Ia menambahkan bahwa jumlah tenaga kesehatan non-ASN yang terdata hanya 318 orang, meskipun realitas di lapangan menunjukkan jumlahnya mendekati 1.000 orang. Hal ini menjadi tantangan besar, terutama mengingat keterbatasan alokasi APBD.
Untuk mengatasi persoalan ini, drg. Yusuf menyebut bahwa koordinasi dengan Badan Kepegawaian dan Pengembangan Sumber Daya Manusia (BKPSDM) terus dilakukan. Namun, formasi PPPK hanya dapat diikuti oleh mereka yang tercatat dalam database nasional.
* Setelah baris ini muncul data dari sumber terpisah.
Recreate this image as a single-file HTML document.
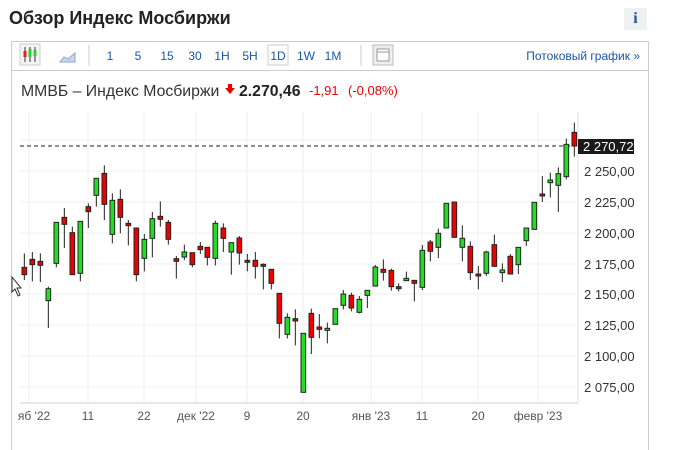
<!DOCTYPE html>
<html><head><meta charset="utf-8"><style>
body{margin:0;width:675px;height:449px;background:#fff;overflow:hidden;font-family:"Liberation Sans",sans-serif;position:relative}
.t{position:absolute;white-space:nowrap}
</style></head><body>
<div class="t" style="left:9px;top:8px;font-size:18px;font-weight:bold;color:#222">Обзор Индекс Мосбиржи</div>
<div class="t" style="left:624px;top:8px;width:23px;height:22px;background:#eef0f3;color:#1a56a8;font:bold 16px 'Liberation Serif',serif;text-align:center;line-height:22px">i</div>
<div style="position:absolute;left:11px;top:41px;width:636px;height:408px;border-left:1px solid #ccc;border-right:1px solid #ccc;border-top:1px solid #ccc"></div>
<div style="position:absolute;left:11px;top:70px;width:637px;height:1px;background:#ccc"></div>
<svg width="675" height="449" style="position:absolute;left:0;top:0" font-family="Liberation Sans, sans-serif">
<rect x="20" y="44" width="20" height="21" fill="#f4f4f4" stroke="#ccc"/>
<line x1="25" y1="47" x2="25" y2="62" stroke="#333"/><rect x="23.5" y="51" width="3" height="6" fill="#d22"/>
<line x1="30" y1="47" x2="30" y2="62" stroke="#333"/><rect x="28.5" y="49" width="3" height="8" fill="#3c3"/>
<line x1="35" y1="47" x2="35" y2="62" stroke="#333"/><rect x="33.5" y="50" width="3" height="6" fill="#3c3"/>
<path d="M60 62 L64 57 L68 59 L75 53 L75 62 Z" fill="#c8d8ea" stroke="#8aa8cc"/>
<line x1="89" y1="45" x2="89" y2="66" stroke="#ccc"/>
<g font-size="12" fill="#1a56a8" text-anchor="middle">
<text x="110" y="60">1</text><text x="138" y="60">5</text><text x="167" y="60">15</text><text x="195" y="60">30</text>
<text x="222" y="60">1H</text><text x="250" y="60">5H</text>
<rect x="268" y="45" width="20" height="20" fill="#fff" stroke="#ccc"/><text x="278" y="60">1D</text>
<text x="306" y="60">1W</text><text x="333" y="60">1M</text></g>
<line x1="361" y1="45" x2="361" y2="66" stroke="#ccc"/>
<rect x="373" y="45" width="20" height="20" fill="#eee" stroke="#bbb"/>
<rect x="377" y="49" width="12" height="12" fill="#fff" stroke="#999"/><line x1="377" y1="52" x2="389" y2="52" stroke="#999"/>
<text x="640" y="60" font-size="12" fill="#1a56a8" text-anchor="end">Потоковый график »</text>
<text x="21" y="96" font-size="15.8" fill="#333">ММВБ – Индекс Мосбиржи</text>
<path d="M228 84 L232 84 L232 88 L235 88 L230 94 L225 88 L228 88Z" fill="#e00"/>
<text x="239" y="96" font-size="15.8" font-weight="bold" fill="#222">2.270,46</text>
<text x="309" y="95" font-size="13" fill="#e00">-1,91</text>
<text x="348" y="95" font-size="13" fill="#e00">(-0,08%)</text>
<g stroke="#eef0f2">
<line x1="20" x2="578" y1="140" y2="140"/><line x1="20" x2="578" y1="171" y2="171"/><line x1="20" x2="578" y1="202" y2="202"/>
<line x1="20" x2="578" y1="233" y2="233"/><line x1="20" x2="578" y1="264" y2="264"/><line x1="20" x2="578" y1="294" y2="294"/>
<line x1="20" x2="578" y1="325" y2="325"/><line x1="20" x2="578" y1="356" y2="356"/><line x1="20" x2="578" y1="387" y2="387"/>
<line x1="29" x2="29" y1="112" y2="403"/><line x1="88" x2="88" y1="112" y2="403"/><line x1="144" x2="144" y1="112" y2="403"/>
<line x1="196" x2="196" y1="112" y2="403"/><line x1="247" x2="247" y1="112" y2="403"/><line x1="303" x2="303" y1="112" y2="403"/>
<line x1="371" x2="371" y1="112" y2="403"/><line x1="422" x2="422" y1="112" y2="403"/><line x1="478" x2="478" y1="112" y2="403"/>
<line x1="538" x2="538" y1="112" y2="403"/>
</g>
<line x1="20" x2="578" y1="403" y2="403" stroke="#ccd"/>
<line x1="578" x2="578" y1="112" y2="403" stroke="#dde"/>
<line x1="20" x2="578" y1="146" y2="146" stroke="#222" stroke-dasharray="4,3"/>
<g font-size="12" fill="#555" text-anchor="middle">
<text x="34" y="420">яб '22</text><text x="88" y="420">11</text><text x="144" y="420">22</text><text x="196" y="420">дек '22</text>
<text x="247" y="420">9</text><text x="303" y="420">20</text><text x="371" y="420">янв '23</text><text x="422" y="420">11</text>
<text x="478" y="420">20</text><text x="538" y="420">февр '23</text></g>
<g font-size="13" fill="#333">
<text x="584" y="176">2 250,00</text><text x="584" y="207">2 225,00</text><text x="584" y="238">2 200,00</text>
<text x="584" y="269">2 175,00</text><text x="584" y="299">2 150,00</text><text x="584" y="330">2 125,00</text>
<text x="584" y="361">2 100,00</text><text x="584" y="392">2 075,00</text></g>
<rect x="578" y="139" width="56" height="15" fill="#1a1a1a"/>
<text x="583" y="151" font-size="13" fill="#fff">2 270,72</text>
<g transform="translate(0,110) scale(0.33333)" stroke="#222" stroke-width="3">
<path d="M73 430V510M97 426V514M121 430V516M145 530V654M169 337V472M193 294V414M217 350V494M241 334V514M265 280V354M289 205V290M313 166V330M337 250V400M361 238V370M385 330V406M409 354V514M433 372V484M457 306V442M481 274V350M505 330V404M529 438V506M553 404V450M577 428V472M601 396V432M622 412V466M646 332V466M670 340V426M694 398V494M718 378V464M742 432V484M766 426V506M790 460V538M814 478V538M838 550V685M862 610V685M886 598V706M910 670V847M934 596V732M958 612V685M982 638V700M1006 596V643"/>
<g fill="#e00">
<rect x="66" y="472" width="14" height="22"/><rect x="90" y="448" width="14" height="16"/><rect x="114" y="454" width="14" height="12"/>
<rect x="186" y="322" width="14" height="21"/><rect x="210" y="368" width="14" height="126"/><rect x="258" y="290" width="14" height="15"/>
<rect x="306" y="190" width="14" height="93"/><rect x="354" y="268" width="14" height="54"/><rect x="378" y="340" width="14" height="7"/>
<rect x="402" y="354" width="14" height="140"/><rect x="474" y="319" width="14" height="9"/><rect x="498" y="337" width="14" height="51"/>
<rect x="522" y="446" width="14" height="8"/><rect x="570" y="428" width="14" height="36"/><rect x="594" y="409" width="14" height="10"/>
<rect x="615" y="412" width="14" height="30"/><rect x="663" y="354" width="14" height="31"/><rect x="711" y="384" width="14" height="45"/>
<rect x="735" y="451" width="14" height="6"/><rect x="759" y="451" width="14" height="18"/><rect x="783" y="463" width="14" height="6"/>
<rect x="807" y="478" width="14" height="42"/><rect x="831" y="550" width="14" height="90"/><rect x="879" y="626" width="14" height="7"/>
<rect x="927" y="610" width="14" height="72"/><rect x="951" y="651" width="14" height="7"/>
</g>
<g fill="#2d2">
<rect x="138" y="536" width="14" height="36"/><rect x="162" y="337" width="14" height="123"/><rect x="234" y="334" width="14" height="156"/>
<rect x="282" y="205" width="14" height="51"/><rect x="330" y="271" width="14" height="102"/><rect x="426" y="388" width="14" height="57"/>
<rect x="450" y="326" width="14" height="59"/><rect x="546" y="426" width="14" height="15"/><rect x="639" y="340" width="14" height="105"/>
<rect x="687" y="398" width="14" height="28"/><rect x="855" y="622" width="14" height="51"/><rect x="903" y="670" width="14" height="177"/>
<rect x="975" y="655" width="14" height="6"/><rect x="999" y="596" width="14" height="47"/>
</g></g>
<g transform="translate(330,110) scale(0.33333)" stroke="#222" stroke-width="3">
<path d="M40 540V598M64 548V604M88 558V610M112 541V594M136 465V530M160 448V512M184 476V542M206 520V544M229 485V512M253 511V574M277 405V540M301 390V454M325 356V444M349 280V354M373 276V382M397 346V454M421 394V510M445 468V538M469 422V498M493 374V469M517 460V516M541 432V492M565 412V492M589 354V408M613 277V358M637 198V276M661 188V262M685 172V306M709 86V208M733 38V140"/>
<g fill="#e00">
<rect x="57" y="556" width="14" height="38"/><rect x="153" y="478" width="14" height="9"/><rect x="177" y="481" width="14" height="49"/>
<rect x="199" y="530" width="14" height="6"/><rect x="246" y="511" width="14" height="9"/><rect x="294" y="396" width="14" height="28"/>
<rect x="366" y="276" width="14" height="106"/><rect x="414" y="409" width="14" height="79"/><rect x="438" y="492" width="14" height="6"/>
<rect x="486" y="404" width="14" height="65"/><rect x="534" y="439" width="14" height="53"/><rect x="630" y="252" width="14" height="6"/>
<rect x="726" y="67" width="14" height="41"/>
</g>
<g fill="#2d2">
<rect x="33" y="552" width="14" height="34"/><rect x="81" y="568" width="14" height="39"/><rect x="105" y="541" width="14" height="15"/>
<rect x="129" y="471" width="14" height="57"/><rect x="222" y="505" width="14" height="7"/><rect x="270" y="421" width="14" height="111"/>
<rect x="318" y="370" width="14" height="42"/><rect x="342" y="280" width="14" height="74"/><rect x="390" y="385" width="14" height="27"/>
<rect x="462" y="426" width="14" height="64"/><rect x="510" y="480" width="14" height="8"/><rect x="558" y="412" width="14" height="52"/>
<rect x="582" y="354" width="14" height="38"/><rect x="606" y="277" width="14" height="81"/><rect x="654" y="210" width="14" height="8"/>
<rect x="678" y="191" width="14" height="35"/><rect x="702" y="103" width="14" height="97"/>
</g></g>
<path d="M12 277 L12 292 L15 289 L18 296 L20 295 L17 288 L21 288 Z" fill="#fff" stroke="#333"/>
</svg>
</body></html>
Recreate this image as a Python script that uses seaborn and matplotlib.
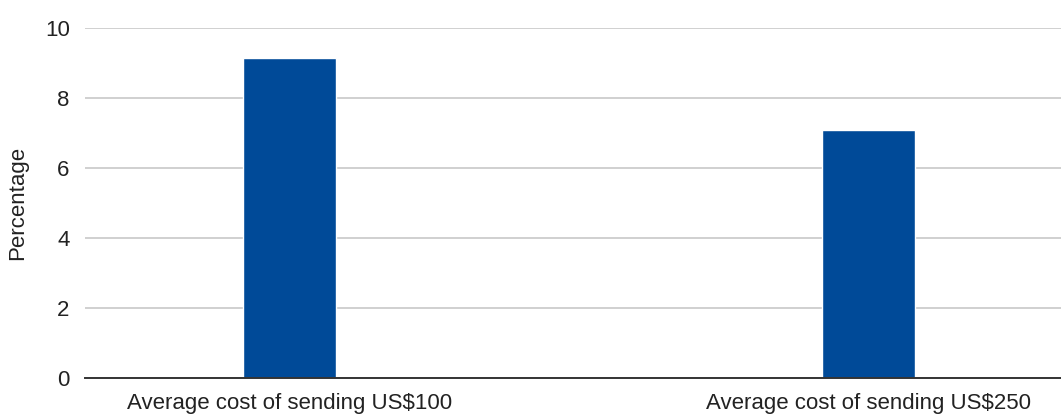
import matplotlib
matplotlib.use("Agg")
import matplotlib.pyplot as plt
import seaborn as sns
import pandas as pd

categories = ["Average cost of sending US$100", "Average cost of sending US$250"]
values = [9.16, 7.08]
y_ticks = [0, 2, 4, 6, 8, 10]

sns.set_theme(style="white")
plt.rcParams["font.family"] = ["Liberation Sans", "DejaVu Sans"]

df = pd.DataFrame({"category": categories, "value": values})

fig = plt.figure(figsize=(10.61, 4.15), dpi=100)
ax = fig.add_axes([0.0801, 0.0899, 0.9199, 0.8419])

sns.barplot(data=df, x="category", y="value", color="#004a98", width=0.16,
            saturation=1, ax=ax, zorder=3)

ax.set_xlim(-0.353, 1.333)
ax.set_ylim(0, 10)
ax.set_yticks(y_ticks)
ax.yaxis.grid(True, color="#c4c4c4", linewidth=1.1, zorder=0)
ax.xaxis.grid(False)
for s in ["top", "right", "left"]:
    ax.spines[s].set_visible(False)
ax.spines["bottom"].set_color("#333333")
ax.spines["bottom"].set_linewidth(1.4)
ax.spines["bottom"].set_zorder(4)

ax.tick_params(axis="both", length=0, labelsize=16, colors="#222222")
ax.tick_params(axis="y", pad=11)
ax.tick_params(axis="x", pad=11)
ax.set_xlabel("")
ax.set_ylabel("Percentage", fontsize=16, color="#222222")
ax.yaxis.set_label_coords(-0.058, 0.50)

fig.savefig("out.png", dpi=100)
“Kami berharap pemerintah pusat memberikan kebijakan lebih inklusif agar semua tenaga kesehatan mendapat kepastian,” imbuhnya.
Meski demikian, pemerintah daerah tetap berupaya memberikan insentif dalam bentuk perjalanan dinas dan jasa rekam medik sebagai bentuk penghargaan.
Aksi damai ini menjadi cerminan perjuangan para tenaga kesehatan sukarela di tengah keterbatasan regulasi dan anggaran.
Harapan akan kebijakan yang lebih adil menjadi doa dan tuntutan yang terus mereka perjuangkan, tidak hanya di Kabupaten Bone, tetapi juga di berbagai daerah lain di Indonesia.